Dari segi jaminan keselamatan, juga belum ada produk hukum yang secara spesifik melindungi wartawan saat menjalankan pekerjaannya. Termasuk dari perusahaan persnya sendiri. Standar perlindungan wartawan yang termaktub di dalam Peraturan Dewan Pers Nomor: 5/Peraturan-DP/IV2008 tentang Standar Perlindungan Profesi Wartawan juga belum memuat sanksi tegas.
Dalam Peraturan tersebut dinyatakan antara lain bahwa wartawan dilindungi dari kekerasan, pengambilan, penyitaan, dan atau perampasan alat-alat kerja serta tidak boleh dihambat atau diintimidasi oleh pihak manapun. Peraturan itu juga menyatakan bahwa wartawan yang ditugasi di wilayah berbahaya dan atau wilayah konflik harus dibekali surat penugasan, peralatan keselamatan yang memenuhi syarat, asuransi, serta pengetahuan, keterampilan dari perusahaan pers yang berkaitan dengan penugasannya. Pada kenyataannya, hingga saat ini belum ada juga satupun perusahaan media yang disanksi tegas ketika tidak menjalankan standar perlindungan wartawan.
Dengan minimnya perlindungan negara melalui undang-undang terhadap profesi wartawan, maka hendaknya setiap insan wartawan dapat melindungi dirinya sendiri. Kekerasan terhadap wartawan juga bisa muncul sebagai akibat kurangnya etika dalam menjalankan tugas, harus dibenahi.

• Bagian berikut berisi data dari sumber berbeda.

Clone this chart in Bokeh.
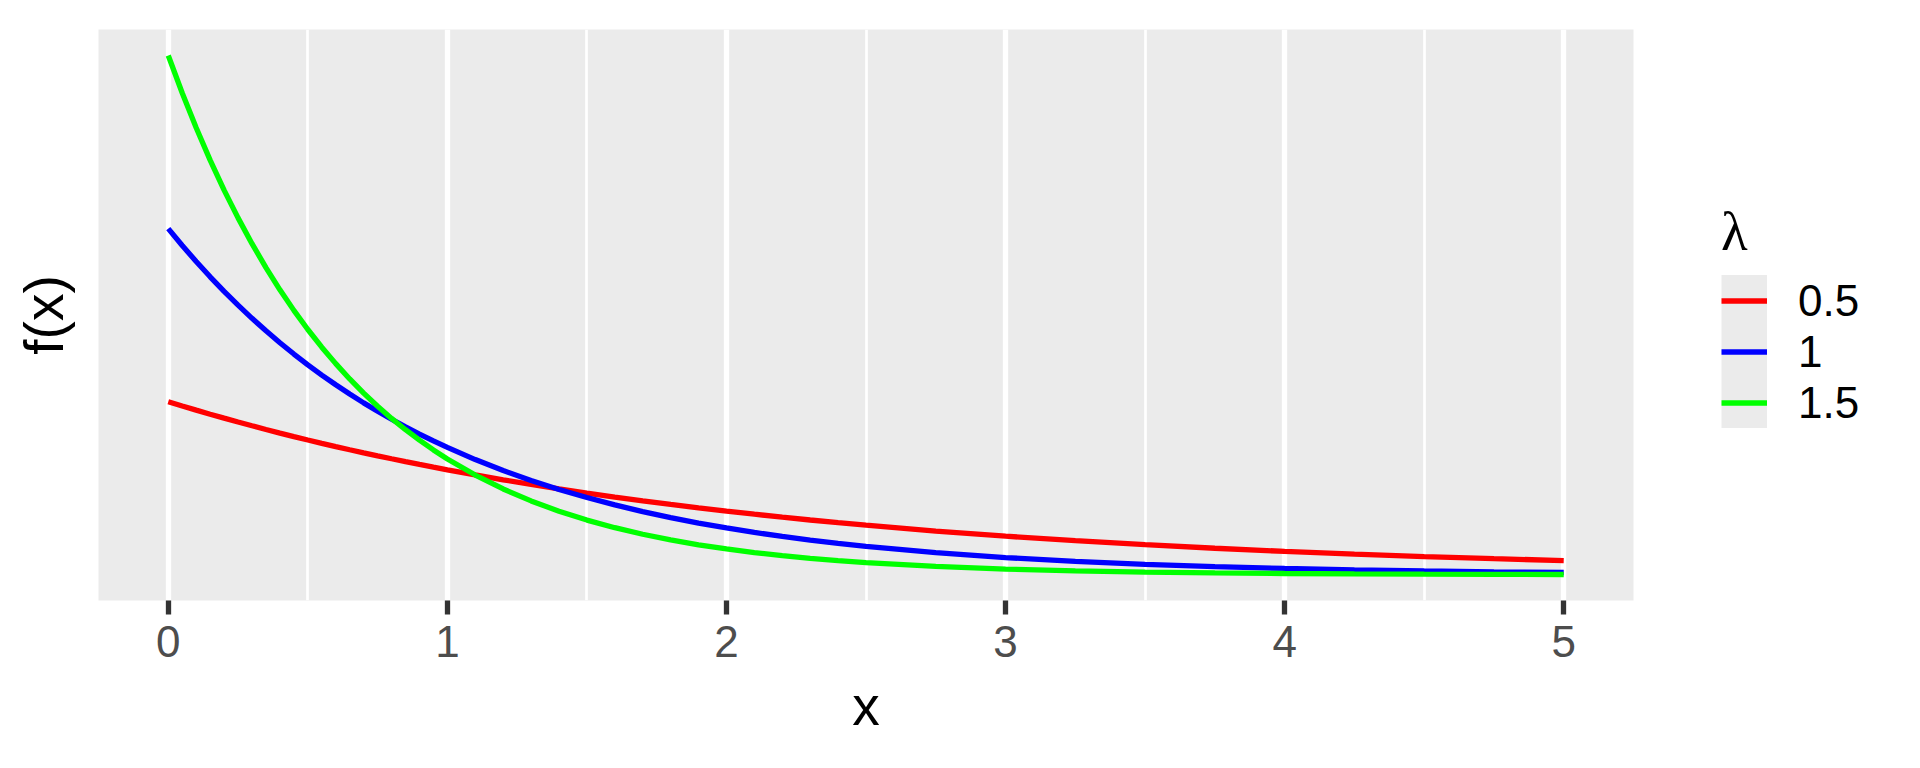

  V.              Kesimpulan
Kebebasan pers dan perlindungan Undang-Undang 14 Tahun 1999 tentang Pers antara era Orde Baru dan reformasi belum maksimal. Kebebasan pers yang didengungkan bergulir sejak reformasi belum sepenuhnya tidak sejalan dengan bentuk pemerintahan Indonesia yang menganut system demokrasi. Bahkan perangkat negaranya pun masih ada yang alergi anti kritik atas fungsi pengawasan yang dilakukan jurnalis. Perlindungan wartawan dalam mengemban tugas, bukan hanya belum sepenuhnya didapat dari negara, tapi juga dari perusahaan media tempat wartawan bernaung.